Federacja przyznała rację
Bortniczuk na specjalnej konferencji przyznał, że Polski Związek Rugby od pierwszego dnia wojny w Ukrainie wykazał zdecydowaną postawę wobec reprezentacji Rosji.
ZOBACZ WIDEO: Myślisz, że masz zły dzień? To spróbuj przebić tego kolarza
- Zaraz po wybuchu rosyjskiej agresji zaprosiłem przedstawicieli związków sportowych, które miały w przyszłości rywalizować z Rosją. Już wtedy prezes PZR zgłosił pomysł, żebyśmy przejęli tę imprezę - przyznaje minister sportu.
Polska była jedynym krajem, który zgłosił się do zorganizowania turnieju zamiast Rosji. Stanęła też na czele antyrosyjskiej koalicji.

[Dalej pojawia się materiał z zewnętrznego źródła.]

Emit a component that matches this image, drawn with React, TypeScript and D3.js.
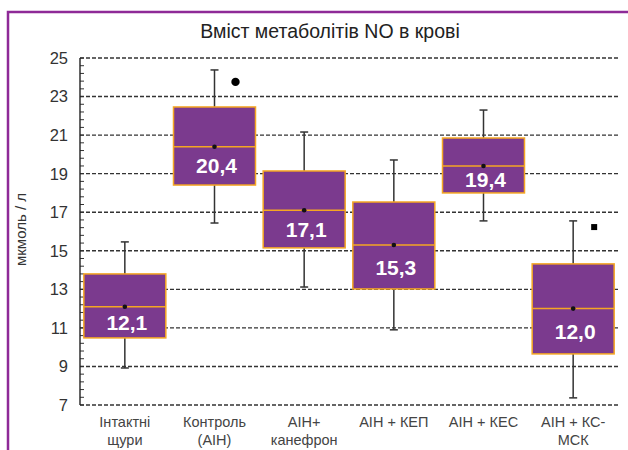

Ta zaapelowała do europejskiej federacji Rugby o wyciągnięcie dotkliwych sankcji wobec rosyjskich drużyn.
- Zorganizowaliśmy konferencję niemal wszystkich europejskich związków - mówi o kulisach akcji prezes PZR, Dariusz Olszewski.
I dodaje: - Doszliśmy do wniosku, że świat sportu musi zareagować. To bandycki napad. Po tej konferencji wystosowaliśmy pismo, że nie będziemy brać udziału w rywalizacji z Rosjanami. Rugby Europe przyznało nam rację. Przy wsparciu ministerstwa zdecydowaliśmy, że przejmiemy mistrzostwa Europy.
W nich Polki będą walczyły o kolejny medal. Poprzednie zmagania zakończyły jako wicemistrzynie kontynentu. W finale przegrały z Rosjankami. Biało-Czerwoni ostatnią imprezę zakończyli na ósmym miejscu. Olszewski zapowiedział, że w tym roku ich zadaniem jest awans o trzy pozycje.
Już w środę WP Sportowe Fakty informowały o przeniesieniu tego turnieju do Polski. Odbędzie się on na stadionie Wisły Kraków w dniach 1-3 lipca.